### [Your task]
Produce nothing but an exact copy of the lines from the one containing "Write a LaTeX" through the one containing "minimum width=4.02cm] (uns)", and do not carry over pictures.

[start of Supplied information]

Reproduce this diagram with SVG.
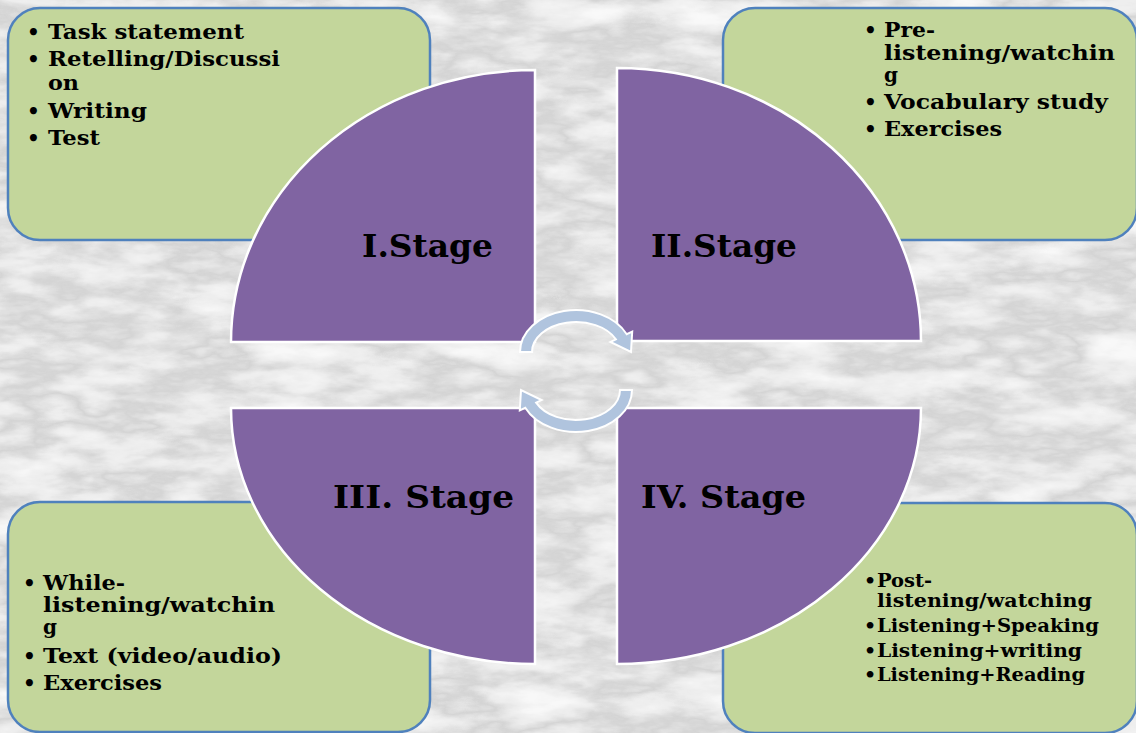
<svg xmlns="http://www.w3.org/2000/svg" width="1136" height="733" viewBox="0 0 1136 733">
<defs>
<filter id="marble" x="0" y="0" width="100%" height="100%" filterUnits="userSpaceOnUse">
<feTurbulence type="fractalNoise" baseFrequency="0.012 0.035" numOctaves="5" seed="7" result="n"/>
<feColorMatrix in="n" type="matrix" values="0.5 0.5 0 0 0 0.5 0.5 0 0 0 0.5 0.5 0 0 0 0 0 0 0 1" result="g"/>
<feComponentTransfer in="g">
<feFuncR type="table" tableValues="0.95 0.93 0.84 0.66 0.84 0.94 0.96 0.93"/>
<feFuncG type="table" tableValues="0.95 0.93 0.84 0.66 0.84 0.94 0.96 0.93"/>
<feFuncB type="table" tableValues="0.95 0.93 0.84 0.66 0.84 0.94 0.96 0.93"/>
</feComponentTransfer>
</filter>
<style>
.box{fill:#C3D69B;stroke:#4F81BD;stroke-width:2.5}
.stage{fill:#8064A2;stroke:#FFFFFF;stroke-width:2.5}
.arr{fill:#B0C4DE;stroke:#FFFFFF;stroke-width:2}
.t{font-family:"DejaVu Serif","Liberation Serif",serif;font-weight:bold;font-size:20px;fill:#000}
.s{font-size:19px}
.lbl{font-family:"DejaVu Serif","Liberation Serif",serif;font-weight:bold;font-size:31px;fill:#000}
</style>
</defs>
<rect x="0" y="0" width="1136" height="733" fill="#ffffff"/>
<rect x="0" y="7" width="1136" height="726" fill="#dddddd" filter="url(#marble)"/>

<g id="box-tl">
<rect class="box" x="8" y="8" width="422" height="232" rx="32"/>
<text class="t" x="27" y="39">•</text><text class="t" x="48" y="39" textLength="196" lengthAdjust="spacingAndGlyphs">Task statement</text>
<text class="t" x="27" y="66">•</text><text class="t" x="48" y="66" textLength="232" lengthAdjust="spacingAndGlyphs">Retelling/Discussi</text>
<text class="t" x="48" y="90" textLength="31" lengthAdjust="spacingAndGlyphs">on</text>
<text class="t" x="27" y="118">•</text><text class="t" x="48" y="118" textLength="99" lengthAdjust="spacingAndGlyphs">Writing</text>
<text class="t" x="27" y="145">•</text><text class="t" x="48" y="145" textLength="52" lengthAdjust="spacingAndGlyphs">Test</text>
</g>

<g id="box-tr">
<rect class="box" x="723" y="8" width="414" height="232" rx="32"/>
<text class="t" x="864" y="37">•</text><text class="t" x="884" y="37" textLength="51" lengthAdjust="spacingAndGlyphs">Pre-</text>
<text class="t" x="884" y="60" textLength="231" lengthAdjust="spacingAndGlyphs">listening/watchin</text>
<text class="t" x="884" y="82">g</text>
<text class="t" x="864" y="109">•</text><text class="t" x="884" y="109" textLength="224" lengthAdjust="spacingAndGlyphs">Vocabulary study</text>
<text class="t" x="864" y="136">•</text><text class="t" x="884" y="136" textLength="118" lengthAdjust="spacingAndGlyphs">Exercises</text>
</g>

<g id="box-bl">
<rect class="box" x="8" y="502" width="422" height="230" rx="32"/>
<text class="t" x="23" y="590">•</text><text class="t" x="43" y="590" textLength="82" lengthAdjust="spacingAndGlyphs">While-</text>
<text class="t" x="43" y="612" textLength="232" lengthAdjust="spacingAndGlyphs">listening/watchin</text>
<text class="t" x="43" y="634">g</text>
<text class="t" x="23" y="663">•</text><text class="t" x="43" y="663" textLength="239" lengthAdjust="spacingAndGlyphs">Text (video/audio)</text>
<text class="t" x="23" y="690">•</text><text class="t" x="43" y="690" textLength="119" lengthAdjust="spacingAndGlyphs">Exercises</text>
</g>

<g id="box-br">
<rect class="box" x="723" y="503" width="414" height="230" rx="32"/>
<text class="t s" x="864" y="587">•</text><text class="t s" x="877" y="587" textLength="55" lengthAdjust="spacingAndGlyphs">Post-</text>
<text class="t s" x="877" y="607" textLength="215" lengthAdjust="spacingAndGlyphs">listening/watching</text>
<text class="t s" x="864" y="632">•</text><text class="t s" x="877" y="632" textLength="222" lengthAdjust="spacingAndGlyphs">Listening+Speaking</text>
<text class="t s" x="864" y="657">•</text><text class="t s" x="877" y="657" textLength="205" lengthAdjust="spacingAndGlyphs">Listening+writing</text>
<text class="t s" x="864" y="681">•</text><text class="t s" x="877" y="681" textLength="208" lengthAdjust="spacingAndGlyphs">Listening+Reading</text>
</g>

<g id="stage-1">
<path class="stage" d="M535,342 L535,70 A304,272 0 0 0 231,342 Z"/>
<text class="lbl" x="362" y="257" textLength="131" lengthAdjust="spacingAndGlyphs">I.Stage</text>
</g>
<g id="stage-2">
<path class="stage" d="M617,341 L617,68 A304,273 0 0 1 921,341 Z"/>
<text class="lbl" x="651" y="257" textLength="146" lengthAdjust="spacingAndGlyphs">II.Stage</text>
</g>
<g id="stage-3">
<path class="stage" d="M535,408 L231,408 A304,256 0 0 0 535,664 Z"/>
<text class="lbl" x="333" y="508" textLength="181" lengthAdjust="spacingAndGlyphs">III. Stage</text>
</g>
<g id="stage-4">
<path class="stage" d="M617,408 L921,408 A304,256 0 0 1 617,664 Z"/>
<text class="lbl" x="641" y="508" textLength="165" lengthAdjust="spacingAndGlyphs">IV. Stage</text>
</g>

<g id="connectors">
<path id="cycle-top" class="arr" d="M520,352 A56,42 0 0 1 626.75,334.25 L632.2,331.7 L631,351.9 L610.4,341.9 L615.88,339.32 A44,30 0 0 0 532,352 Z"/>
<path id="cycle-bottom" class="arr" transform="rotate(180 576 371)" d="M520,352 A56,42 0 0 1 626.75,334.25 L632.2,331.7 L631,351.9 L610.4,341.9 L615.88,339.32 A44,30 0 0 0 532,352 Z"/>
</g>
</svg>
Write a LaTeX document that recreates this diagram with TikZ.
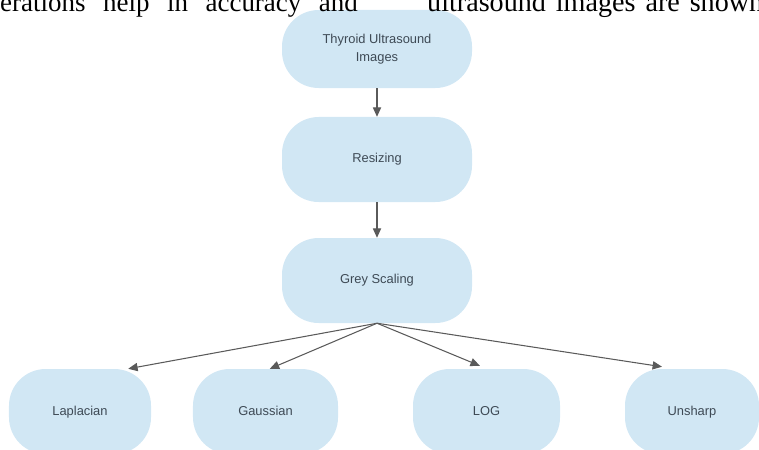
\documentclass[tikz,border=0pt]{standalone}
\usepackage{fontspec}
\setmainfont{Liberation Serif}
\setsansfont{Liberation Sans}
\usetikzlibrary{arrows.meta}
\definecolor{BoxBlue}{HTML}{D1E7F4}
\definecolor{LineDark}{HTML}{5A5A5A}
\definecolor{TextDark}{HTML}{3E4A55}

\tikzset{
  stage/.style={
    rounded corners=1.1cm,
    fill=BoxBlue,
    minimum width=5.7cm,
    minimum height=2.55cm,
    inner sep=0pt,
    align=center,
    text=TextDark,
    font=\sffamily\fontsize{11}{15}\selectfont
  },
  filterbox/.style={stage, minimum width=4.3cm, text height=1.6ex, text depth=0.3ex},
  flow/.style={draw=LineDark, line width=0.9pt, -{Triangle[length=8pt,width=7pt]}},
  pagetext/.style={anchor=base west, inner sep=0pt, font=\fontsize{23}{23}\selectfont}
}

\begin{document}
\begin{tikzpicture}[x=0.03cm, y=-0.03cm]
  \useasboundingbox (0,0) rectangle (759,449);
  \clip (0,0) rectangle (759,449);

  % pipeline
  \node[stage, minimum height=2.34cm] (thyroid) at (377,49) {Thyroid Ultrasound\\Images};
  \node[stage] (resize) at (377,159.5) {Resizing};
  \node[stage] (grey) at (377,280.5) {Grey Scaling};

  % filters
  \node[filterbox, minimum width=4.26cm] (lap) at (80,411.5) {Laplacian};
  \node[filterbox, minimum width=4.35cm] (gau) at (265.5,411.5) {Gaussian};
  \node[filterbox, minimum width=4.41cm] (log) at (486.5,411.5) {LOG};
  \node[filterbox, minimum width=4.02cm] (uns) at (692,411.5) {Unsharp};

  \draw[flow] (thyroid) -- (resize);
  \draw[flow] (resize) -- (grey);
  \draw[flow] (grey.south) -- ([xshift=-0.69cm]lap.north east);
  \draw[flow] (grey.south) -- ([xshift=0.13cm]gau.north);
  \draw[flow] (grey.south) -- ([xshift=-0.2cm, yshift=0.09cm]log.north);
  \draw[flow] (grey.south) -- ([xshift=-0.9cm, yshift=0.06cm]uns.north);

  % page text above the figure
  \node[pagetext] (textleft) at (0,11) {\spaceskip=15pt erations help in accuracy and};
  \node[pagetext, font=\fontsize{24}{24}\selectfont] (textright) at (427,11) {\spaceskip=8.5pt ultrasound images are shown};
\end{tikzpicture}
\end{document}
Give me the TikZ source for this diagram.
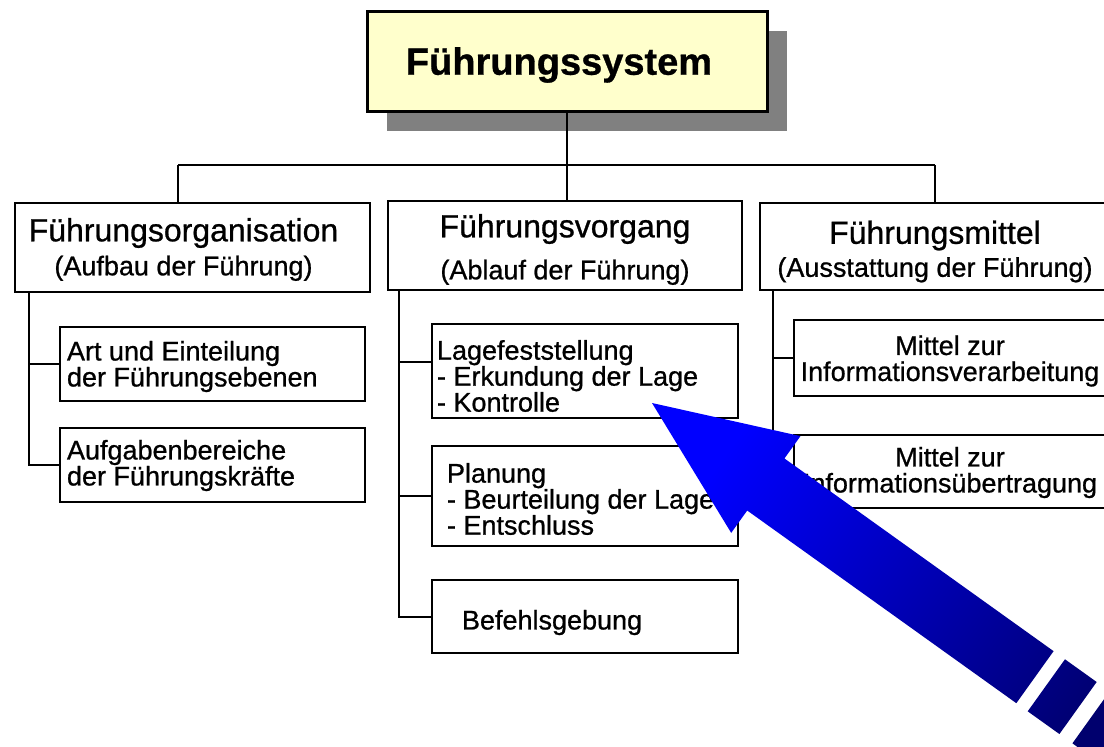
\documentclass[tikz,border=0pt]{standalone}
\usepackage{fontspec}
\setmainfont{Liberation Sans}[FakeBold=0.8]
\usetikzlibrary{calc}
\definecolor{topyellow}{RGB}{255,255,204}
\definecolor{shadowgray}{RGB}{128,128,128}
\definecolor{arrowdark}{RGB}{0,0,110}
\definecolor{arrowblue}{RGB}{0,0,255}
\begin{document}
\begin{tikzpicture}[x=1pt,y=-1pt,
  box/.style={draw=black, line width=2.4pt, fill=white, inner sep=0pt},
  conn/.style={draw=black, line width=2pt},
  txt/.style={inner sep=0pt, align=left, font=\fontsize{27}{26}\selectfont},
  ctxt/.style={inner sep=0pt, align=center, font=\fontsize{27}{26}\selectfont}
]
\useasboundingbox (0,0) rectangle (1104,747);
\clip (0,0) rectangle (1104,747);
\fill[white] (0,0) rectangle (1104,747);

% top box with shadow
\fill[shadowgray] (387,31) rectangle (787,131);
\node[draw=black, line width=3pt, fill=topyellow, minimum width=400pt, minimum height=100pt,
      inner sep=0pt] (top) at (567,61) {};
\node[inner sep=0pt, font=\fontsize{38}{40}\selectfont\bfseries] (topt) at ($(top.center)+(-8,4)$) {Führungssystem};

% second level
\node[box, minimum width=355pt, minimum height=89pt] (L) at (192.5,247.5) {};
\node[ctxt, font=\fontsize{32}{34}\selectfont] (Lt) at ($(L.center)+(-9,2)$)
  {Führungsorganisation\\{\fontsize{27}{30}\selectfont (Aufbau der Führung)}};
\node[box, minimum width=354pt, minimum height=89pt] (M) at (565,245.5) {};
\node[ctxt, font=\fontsize{32}{42}\selectfont] (Mt) at ($(M.center)+(0,4)$)
  {Führungsvorgang\\{\fontsize{27}{30}\selectfont (Ablauf der Führung)}};
\node[box, minimum width=354pt, minimum height=87pt] (R) at (937,246.5) {};
\node[ctxt, font=\fontsize{32}{33}\selectfont] (Rt) at ($(R.center)+(-2,5)$)
  {Führungsmittel\\{\fontsize{27}{30}\selectfont (Ausstattung der Führung)}};

% third level, left
\node[box, minimum width=305pt, minimum height=74pt] (A1) at (212.5,364) {};
\node[txt, anchor=west] (A1t) at ($(A1.west)+(8,2.5)$) {Art und Einteilung\\der Führungsebenen};
\node[box, minimum width=305pt, minimum height=74pt] (A2) at (212.5,465) {};
\node[txt, anchor=west] (A2t) at ($(A2.west)+(8,0.5)$) {Aufgabenbereiche\\der Führungskräfte};

% third level, middle
\node[box, minimum width=306pt, minimum height=94pt] (B1) at (585,371) {};
\node[txt, anchor=west] (B1t) at ($(B1.west)+(6,5)$) {Lagefeststellung\\- Erkundung der Lage\\- Kontrolle};
\node[box, minimum width=306pt, minimum height=100pt] (B2) at (585,496) {};
\node[txt, anchor=west] (B2t) at ($(B2.west)+(16,3)$) {Planung\\- Beurteilung der Lage\\- Entschluss};
\node[box, minimum width=306pt, minimum height=73pt] (B3) at (585,616.5) {};
\node[txt, anchor=west] (B3t) at ($(B3.west)+(31,6)$) {Befehlsgebung};

% third level, right
\node[box, minimum width=312pt, minimum height=76pt] (C1) at (950,358) {};
\node[ctxt] (C1t) at ($(C1.center)+(0,3)$) {Mittel zur\\Informationsverarbeitung};
\node[box, minimum width=312pt, minimum height=73pt] (C2) at (950,471.5) {};
\node[ctxt] (C2t) at ($(C2.center)+(0,1)$) {Mittel zur\\Informationsübertragung};

% connectors from the top box
\coordinate (busL) at (178,165);
\coordinate (busR) at (935,165);
\draw[conn] (busL) -- (busR);
\draw[conn] (top.south) -- (top.south |- M.north);
\draw[conn] (busL) -- (busL |- L.north);
\draw[conn] (busR) -- (busR |- R.north);

% left column
\coordinate (lv) at (29,292);
\draw[conn] (lv |- L.south) |- (A2.west);
\draw[conn] (lv |- A1.west) -- (A1.west);

% middle column
\coordinate (mv) at (399,290);
\draw[conn] (mv |- M.south) |- (B3.west);
\draw[conn] (mv |- 0,362) -- (B1.west |- 0,362);
\draw[conn] (mv |- B2.west) -- (B2.west);

% right column
\coordinate (rv) at (773,290);
\draw[conn] (rv |- R.south) |- (C2.west);
\draw[conn] (rv |- C1.west) -- (C1.west);

% big blue arrow
\begin{scope}[shift={(652,403)}, rotate=-35.6]
  \coordinate (t0) at (0,0);
  \coordinate (h1) at (140,-59.5);
  \coordinate (n1) at (140,-32);
  \coordinate (s1) at (471,-32);
  \coordinate (s2) at (471,32);
  \coordinate (n2) at (140,32);
  \coordinate (h2) at (140,59.5);
  \coordinate (b1a) at (485,-32);
  \coordinate (b1b) at (524,-32);
  \coordinate (b1c) at (524,32);
  \coordinate (b1d) at (485,32);
  \coordinate (b2a) at (540,-32);
  \coordinate (b2b) at (600,-32);
  \coordinate (b2c) at (600,32);
  \coordinate (b2d) at (540,32);
\end{scope}
\shade[top color=arrowblue, bottom color=arrowdark, shading angle=54.4]
  (t0) -- (h1) -- (n1) -- (s1) -- (s2) -- (n2) -- (h2) -- cycle
  (b1a) -- (b1b) -- (b1c) -- (b1d) -- cycle
  (b2a) -- (b2b) -- (b2c) -- (b2d) -- cycle;
\end{tikzpicture}
\end{document}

[end of Supplied information]

### [Correct response]
Write a LaTeX document that recreates this diagram with TikZ.
\documentclass[tikz,border=0pt]{standalone}
\usepackage{fontspec}
\setmainfont{Liberation Serif}
\setsansfont{Liberation Sans}
\usetikzlibrary{arrows.meta}
\definecolor{BoxBlue}{HTML}{D1E7F4}
\definecolor{LineDark}{HTML}{5A5A5A}
\definecolor{TextDark}{HTML}{3E4A55}

\tikzset{
  stage/.style={
    rounded corners=1.1cm,
    fill=BoxBlue,
    minimum width=5.7cm,
    minimum height=2.55cm,
    inner sep=0pt,
    align=center,
    text=TextDark,
    font=\sffamily\fontsize{11}{15}\selectfont
  },
  filterbox/.style={stage, minimum width=4.3cm, text height=1.6ex, text depth=0.3ex},
  flow/.style={draw=LineDark, line width=0.9pt, -{Triangle[length=8pt,width=7pt]}},
  pagetext/.style={anchor=base west, inner sep=0pt, font=\fontsize{23}{23}\selectfont}
}

\begin{document}
\begin{tikzpicture}[x=0.03cm, y=-0.03cm]
  \useasboundingbox (0,0) rectangle (759,449);
  \clip (0,0) rectangle (759,449);

  % pipeline
  \node[stage, minimum height=2.34cm] (thyroid) at (377,49) {Thyroid Ultrasound\\Images};
  \node[stage] (resize) at (377,159.5) {Resizing};
  \node[stage] (grey) at (377,280.5) {Grey Scaling};

  % filters
  \node[filterbox, minimum width=4.26cm] (lap) at (80,411.5) {Laplacian};
  \node[filterbox, minimum width=4.35cm] (gau) at (265.5,411.5) {Gaussian};
  \node[filterbox, minimum width=4.41cm] (log) at (486.5,411.5) {LOG};
  \node[filterbox, minimum width=4.02cm] (uns) at (692,411.5) {Unsharp};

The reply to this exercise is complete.